En début de soirée, il irait réfléchir à tout cela devant une pinte de bière à la terrasse du Grasshopper, d’où il pourrait observer le flot des badauds sur Damrak et ses boutiques colorées. Il aimait bien cette artère, c’est pourquoi son cœur penchait plutôt pour le Victoria qui se trouvait juste en haut, à l’extrémité, face à la gare.
Enfin, il essayerait d’appeler Chiara sur la ligne fixe de l’appartement. Elle ne répondrait pas et il laisserait sonner interminablement. Nul doute qu’en rentrant il trouverait un mot incendiaire de son voisin se plaignant qu’il ne débranche pas son téléphone lorsqu’il partait pour le week-end. Tout cela était sans importance, les plaintes du voisin comme le fait que la jeune femme ait mis sa menace à exécution.
Paris était déjà si loin de son esprit. Désormais, pour un temps, sa vie serait ici. Amsterdam-Centrum.

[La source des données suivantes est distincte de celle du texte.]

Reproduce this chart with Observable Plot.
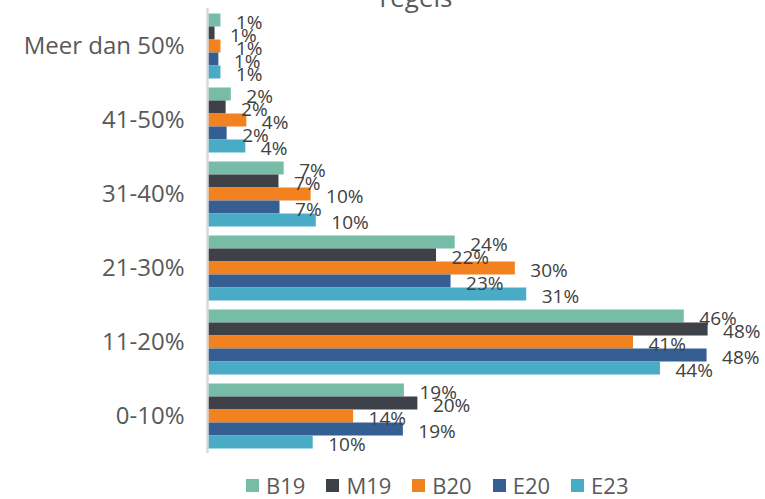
<!DOCTYPE html>
<html>
<head>
<meta charset="utf-8">
<script src="https://cdn.jsdelivr.net/npm/d3@7"></script>
<script src="https://cdn.jsdelivr.net/npm/@observablehq/plot@0.6"></script>
<style>
  body { margin: 0; background: #fff; font-family: "Open Sans", sans-serif; width: 765px; height: 499px; overflow: hidden; position: relative; }
  #title { position: absolute; left: 316px; width: 200px; top: -16px; text-align: center; font-size: 26px; line-height: 1; color: #595959; z-index: 2; }
  #legend { position: absolute; left: 246px; top: 472px; display: flex; align-items: center; font-size: 22px; line-height: 26px; color: #595959; }
  .item { display: flex; align-items: center; margin-right: 21px; }
  .sw { width: 13px; height: 13px; margin-right: 7px; }
</style>
</head>
<body>
<div id="title">regels</div>
<div id="chart"></div>
<div id="legend"></div>
<script>
const categories = ["Meer dan 50%", "41-50%", "31-40%", "21-30%", "11-20%", "0-10%"];
const seriesNames = ["B19", "M19", "B20", "E20", "E23"];
const colors = ["#76BCA6", "#3E4148", "#F1821F", "#355F93", "#4AABC6"];
const B19 = [1.2, 2.2, 7.3, 23.8, 45.9, 18.9];
const M19 = [0.63, 1.7, 6.8, 22.0, 48.2, 20.2];
const B20 = [1.2, 3.7, 9.9, 29.6, 41.0, 14.0];
const E20 = [1.0, 1.8, 6.9, 23.4, 48.1, 18.8];
const E23 = [1.2, 3.6, 10.4, 30.7, 43.6, 10.1];

const seriesValues = [B19, M19, B20, E20, E23];
const data = [];
categories.forEach((c, i) => {
  seriesNames.forEach((s, j) => {
    data.push({category: c, series: s, value: seriesValues[j][i]});
  });
});

const chart = Plot.plot({
  width: 765,
  height: 462,
  marginLeft: 208,
  marginRight: 18,
  marginTop: 12.5,
  marginBottom: 13.5,
  style: {fontFamily: "Open Sans", fontSize: "24px", color: "#595959", background: "transparent"},
  x: {domain: [0, 52], axis: null},
  y: {domain: seriesNames, axis: null, padding: 0},
  fy: {domain: categories, axis: "left", padding: 0.116, tickSize: 0, tickPadding: 24, label: null},
  color: {domain: seriesNames, range: colors},
  marks: [
    Plot.barX(data, {x: "value", y: "series", fy: "category", fill: "series"}),
    Plot.ruleX([0], {stroke: "#D9D9D9", strokeWidth: 2.5, insetTop: -5, insetBottom: -5, dx: -1}),
    Plot.text(data, {
      x: "value", y: "series", fy: "category",
      text: d => Math.round(d.value) + "%",
      textAnchor: "start", dx: 15, dy: 2,
      fontSize: 19, fill: "#404040"
    })
  ]
});
document.getElementById("chart").appendChild(chart);

const legend = document.getElementById("legend");
seriesNames.forEach((s, j) => {
  const item = document.createElement("div");
  item.className = "item";
  const sw = document.createElement("div");
  sw.className = "sw";
  sw.style.background = colors[j];
  const t = document.createElement("span");
  t.textContent = s;
  item.appendChild(sw);
  item.appendChild(t);
  legend.appendChild(item);
});
</script>
</body>
</html>
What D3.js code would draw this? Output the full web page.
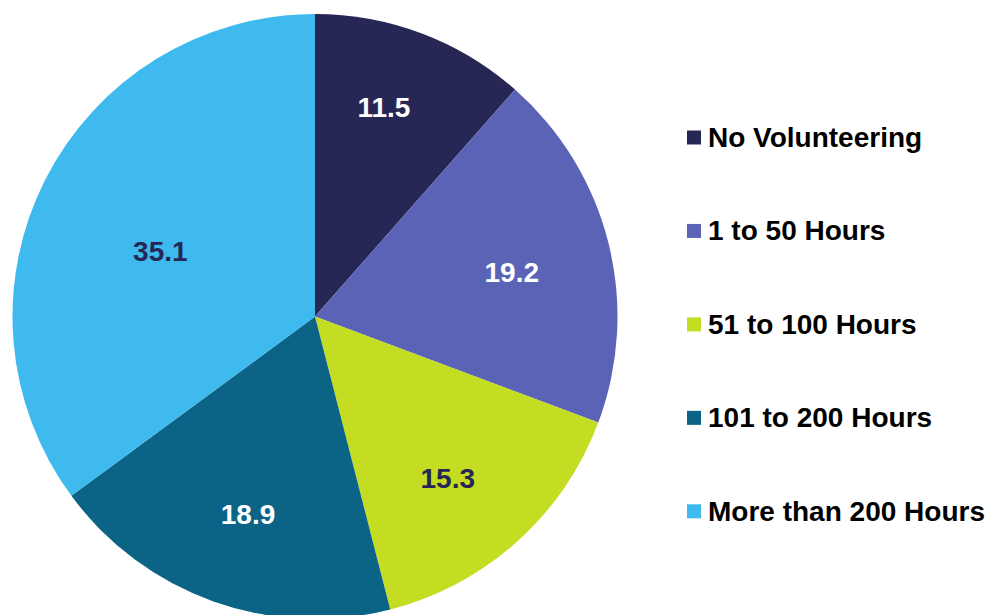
<!DOCTYPE html>
<html><head><meta charset="utf-8">
<script src="https://cdn.jsdelivr.net/npm/d3@7"></script>
<style>html,body{margin:0;padding:0;background:#fff;overflow:hidden}</style>
</head><body>
<svg id="chart" width="987" height="615"></svg>
<script>
const categories = ["No Volunteering","1 to 50 Hours","51 to 100 Hours","101 to 200 Hours","More than 200 Hours"];
const values = [11.5, 19.2, 15.3, 18.9, 35.1];
const colors = ["#262755","#5B63B6","#C4DD22","#0B6386","#3EBAEF"];
const labelColors = ["#ffffff","#ffffff","#262755","#ffffff","#262755"];
// label placement tweaks (style): radius fraction and angular shift in degrees
const labelRadiusFrac = [0.729, 0.667, 0.691, 0.69, 0.556];
const labelAngleShift = [-2.5, 1.3, 2.5, -0.9, -3.7];

const svg = d3.select("#chart");
const cx = 315, cy = 316.5, R = 302.5;
const g = svg.append("g").attr("transform", `translate(${cx},${cy})`);

const pie = d3.pie().sort(null).value(d => d)(values);
const arc = d3.arc().innerRadius(0).outerRadius(R);

g.selectAll("path").data(pie).join("path")
  .attr("d", arc)
  .attr("fill", (d,i) => colors[i]);

g.selectAll("text").data(pie).join("text")
  .attr("transform", (d,i) => {
    const a = (d.startAngle + d.endAngle) / 2 + labelAngleShift[i] * Math.PI / 180;
    const r = R * labelRadiusFrac[i];
    return `translate(${r * Math.sin(a)},${-r * Math.cos(a)})`;
  })
  .attr("dy", "0.36em")
  .attr("text-anchor", "middle")
  .attr("font-family", "Liberation Sans, Arial, sans-serif")
  .attr("font-weight", "bold")
  .attr("font-size", 28)
  .attr("fill", (d,i) => labelColors[i])
  .text(d => d.data.toFixed(1));

const legendY = d3.scalePoint().domain(categories).range([137.5, 511.3]);
const lg = svg.append("g");
const items = lg.selectAll("g").data(categories).join("g")
  .attr("transform", d => `translate(687,${legendY(d)})`);
items.append("rect").attr("x", 0).attr("y", -7).attr("width", 14).attr("height", 14)
  .attr("fill", (d,i) => colors[i]);
items.append("text").attr("x", 21).attr("y", 9.5)
  .attr("font-family", "Liberation Sans, Arial, sans-serif")
  .attr("font-weight", "bold")
  .attr("font-size", 28)
  .attr("fill", "#000")
  .text(d => d);
</script>
</body></html>
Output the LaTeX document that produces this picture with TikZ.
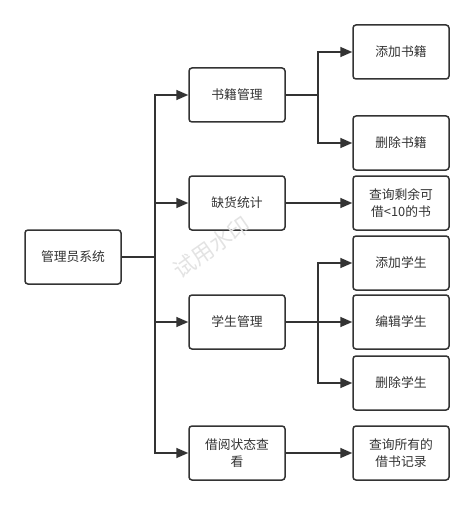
\documentclass[tikz,border=0pt]{standalone}
\usepackage{fontspec}
\usepackage{tikz}
\usetikzlibrary{arrows.meta}
\setmainfont{Noto Sans CJK SC}
\newfontfamily\cjk{Noto Sans CJK SC}
\definecolor{ink}{HTML}{333333}

\begin{document}
\begin{tikzpicture}[x=1pt, y=-1pt,
	box/.style={draw=ink, line width=1.5pt, rounded corners=3pt, fill=white,
		minimum width=96pt, minimum height=54pt, inner sep=0pt, align=center,
		text=ink, font=\cjk\fontsize{12.8}{17}\selectfont},
	conn/.style={draw=ink, line width=1.6pt, -{Triangle[length=12pt, width=10pt]}}]
\useasboundingbox (0,0) rectangle (474,505);

\coordinate (trunk) at (155,0);
\coordinate (branch) at (318,0);

\node[box] (root) at (73,257) {管理员系统};

\node[box] (books) at (237,95) {书籍管理};
\node[box] (stock) at (237,203) {缺货统计};
\node[box] (students) at (237,322) {学生管理};
\node[box] (borrow) at (237,453) {借阅状态查\\看};

\node[box] (addbook) at (401,52) {添加书籍};
\node[box] (delbook) at (401,143) {删除书籍};
\node[box] (query) at (401,203) {查询剩余可\\借<10的书};
\node[box] (addstu) at (401,263) {添加学生};
\node[box] (editstu) at (401,322) {编辑学生};
\node[box] (delstu) at (401,383) {删除学生};
\node[box] (records) at (401,453) {查询所有的\\借书记录};

\foreach \to in {books, stock, students, borrow} {
	\draw[conn] (root.east) -- (root.east -| trunk) |- (\to.west);
}

\foreach \to in {addbook, delbook} {
	\draw[conn] (books.east) -- (books.east -| branch) |- (\to.west);
}
\foreach \to in {addstu, editstu, delstu} {
	\draw[conn] (students.east) -- (students.east -| branch) |- (\to.west);
}

\draw[conn] (stock.east) -- (query.west);
\draw[conn] (borrow.east) -- (records.west);

% watermark
\node[rotate=35, text=gray!22, inner sep=0pt, font=\cjk\fontsize{22}{22}\selectfont] (mark) at (212,247) {试用水印};

\end{tikzpicture}
\end{document}
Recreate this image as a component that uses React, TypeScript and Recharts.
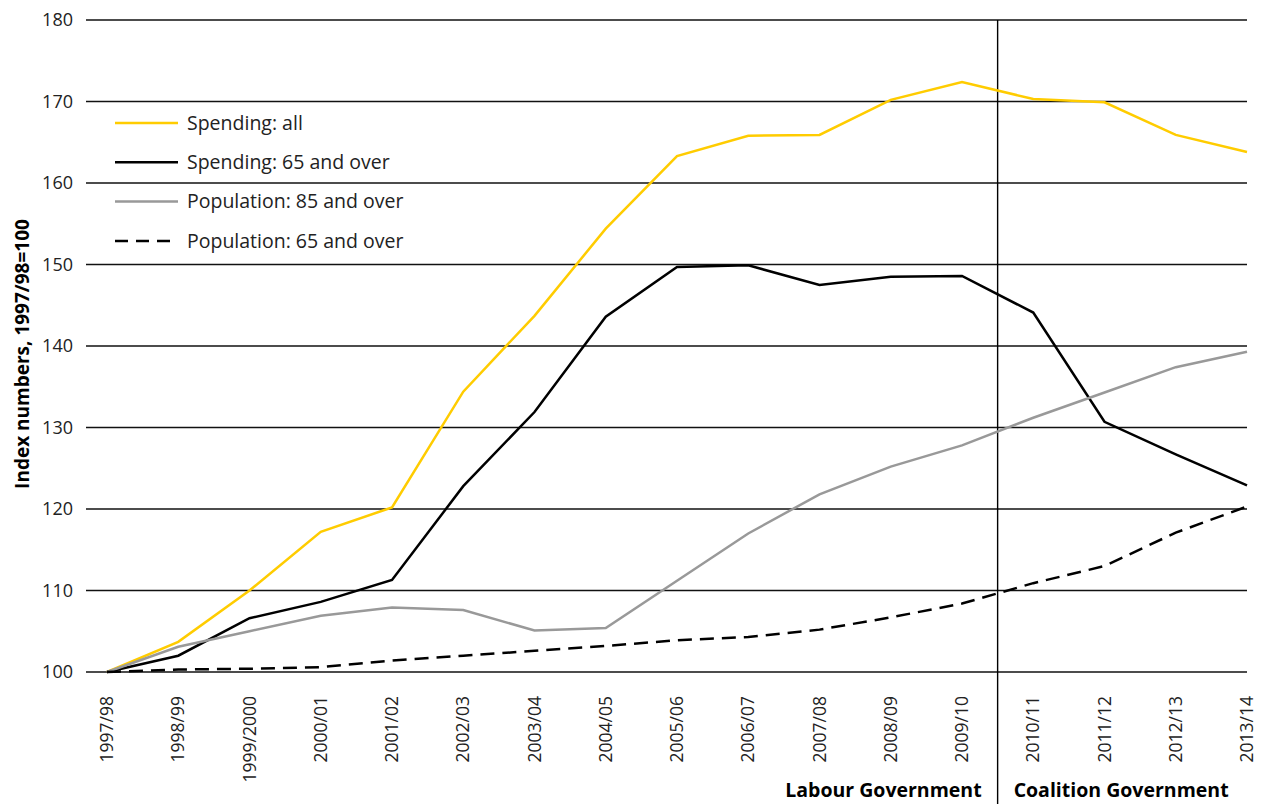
import * as React from "react";
import {
  LineChart,
  Line,
  XAxis,
  YAxis,
  CartesianGrid,
  ReferenceLine,
  Legend,
} from "recharts";

const categories = [
  "1997/98", "1998/99", "1999/2000", "2000/01", "2001/02", "2002/03",
  "2003/04", "2004/05", "2005/06", "2006/07", "2007/08", "2008/09",
  "2009/10", "2010/11", "2011/12", "2012/13", "2013/14",
];

const spendingAll = [
  100, 103.7, 110.0, 117.2, 120.2, 134.4, 143.7, 154.4, 163.3, 165.8,
  165.9, 170.2, 172.4, 170.3, 169.9, 165.9, 163.8,
];
const spending65 = [
  100, 102.0, 106.6, 108.6, 111.3, 122.8, 131.9, 143.6, 149.7, 149.9,
  147.5, 148.5, 148.6, 144.1, 130.7, 126.7, 122.9,
];
const population85 = [
  100, 103.1, 105.0, 106.9, 107.9, 107.6, 105.1, 105.4, 111.2, 117.0,
  121.8, 125.2, 127.8, 131.2, 134.3, 137.4, 139.3,
];
const population65 = [
  100, 100.3, 100.4, 100.6, 101.4, 102.0, 102.6, 103.2, 103.9, 104.3,
  105.2, 106.7, 108.4, 110.9, 113.0, 117.1, 120.3,
];

const yTicks = [100, 110, 120, 130, 140, 150, 160, 170, 180];

// the split between the two governments sits between 2009/10 and 2010/11
const govSplit = 12.5;

const series = [
  { key: "all", name: "Spending: all", color: "#FFCC00", dash: undefined },
  { key: "s65", name: "Spending: 65 and over", color: "#000000", dash: undefined },
  { key: "p85", name: "Population: 85 and over", color: "#999999", dash: undefined },
  { key: "p65", name: "Population: 65 and over", color: "#000000", dash: "14 8" },
];

const data = categories.map((c, i) => ({
  idx: i,
  label: c,
  all: spendingAll[i],
  s65: spending65[i],
  p85: population85[i],
  p65: population65[i],
}));

const FONT = "'Open Sans', 'Noto Sans', sans-serif";

function XTick(props) {
  const { x, y, payload } = props;
  return (
    <g transform={`translate(${x},${y + 16})`}>
      <text
        transform="rotate(-90)"
        textAnchor="end"
        dy="0.35em"
        fontSize={17.5}
        fontFamily={FONT}
        fill="#222"
      >
        {categories[payload.value]}
      </text>
    </g>
  );
}

function YTick(props) {
  const { y, payload } = props;
  return (
    <text
      x={73}
      y={y}
      dy="0.35em"
      textAnchor="end"
      fontSize={18}
      fontFamily={FONT}
      fill="#222"
    >
      {payload.value}
    </text>
  );
}

function GovLine(p) {
  const top = Math.min(p.y1, p.y2);
  return (
    <g>
      <line x1={p.x1} x2={p.x1} y1={top} y2={804} stroke="#000" strokeWidth={1.4} />
      <text
        x={p.x1 - 16}
        y={797}
        textAnchor="end"
        fontSize={19.5}
        fontWeight="bold"
        fontFamily={FONT}
        fill="#000"
      >
        Labour Government
      </text>
      <text
        x={p.x1 + 16}
        y={797}
        textAnchor="start"
        fontSize={19.5}
        fontWeight="bold"
        fontFamily={FONT}
        fill="#000"
      >
        Coalition Government
      </text>
    </g>
  );
}

function LegendBox() {
  return (
    <svg width={330} height={150} style={{ overflow: "visible", display: "block" }}>
      {series.map((s, i) => (
        <g key={s.key} transform={`translate(0,${i * 39.3})`}>
          <line
            x1={0}
            x2={63}
            y1={10}
            y2={10}
            stroke={s.color}
            strokeWidth={2.5}
            strokeDasharray={s.dash ? "13 8" : undefined}
          />
          <text
            x={72}
            y={10}
            dy="0.35em"
            fontSize={19.5}
            fontFamily={FONT}
            fill="#222"
          >
            {s.name}
          </text>
        </g>
      ))}
    </svg>
  );
}

export default function App() {
  return (
    <div style={{ position: "absolute", left: 0, top: 0, background: "#fff" }}>
      <LineChart
        width={1263}
        height={804}
        data={data}
        margin={{ top: 20, right: 16, bottom: 0, left: 0 }}
      >
        <CartesianGrid vertical={false} stroke="#111" strokeWidth={1.3} />
        <XAxis
          dataKey="idx"
          type="number"
          domain={[0, 16]}
          ticks={categories.map((_, i) => i)}
          interval={0}
          padding={{ left: 21, right: 0 }}
          axisLine={false}
          tickLine={false}
          height={132}
          tick={<XTick />}
        />
        <YAxis
          domain={[100, 180]}
          ticks={yTicks}
          interval={0}
          axisLine={false}
          tickLine={false}
          width={86}
          tick={<YTick />}
          label={{
            content: () => (
              <text
                x={22}
                y={354}
                transform="rotate(-90, 22, 354)"
                textAnchor="middle"
                dy="0.35em"
                fontSize={19}
                fontWeight="bold"
                fontFamily={FONT}
                fill="#000"
              >
                Index numbers, 1997/98=100
              </text>
            ),
          }}
        />
        <ReferenceLine x={govSplit} ifOverflow="visible" shape={GovLine} />
        {series.map((s) => (
          <Line
            key={s.key}
            dataKey={s.key}
            name={s.name}
            stroke={s.color}
            strokeWidth={2.5}
            strokeDasharray={s.dash}
            dot={false}
            activeDot={false}
            type="linear"
            isAnimationActive={false}
          />
        ))}
        <Legend
          layout="horizontal"
          align="center"
          verticalAlign="middle"
          wrapperStyle={{ left: 115, top: 113, width: 330, height: 150 }}
          content={() => <LegendBox />}
        />
      </LineChart>
    </div>
  );
}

Chiara n’aurait donc été qu’une liaison un peu plus longue dans un continuum de conquêtes éphémères. Peut-être cette rupture était-elle une bonne chose, un juste rééquilibrage ? Samuel n’avait jamais rêvé sa vie autrement que seul. C’était moins de l’égoïsme qu’une incapacité à se projeter dans une vie de famille, avec femme et enfants, qu’il n’avait jamais connue. De plus, il s’était laissé happer par un métier qui, pour lui être tombé dessus par hasard, n’en était pas moins devenu le centre de son existence. Et si Chiara et lui avaient constitué ce couple improbable, chaotique, pendant quelques années, c’était aussi parce que la jeune femme était dans les mêmes dispositions que lui. D’ailleurs, ne le quittait-elle pas pour des raisons strictement professionnelles ? S’il avait consenti à rester à Paris, sans doute leur attelage eût-il perduré longtemps encore, cahin-caha, mais marchant au hasard sans but précis. Sa mère lui dirait sans doute un jour « mieux vaut bon divorce que mauvais mariage », en quoi elle aurait raison une fois de plus.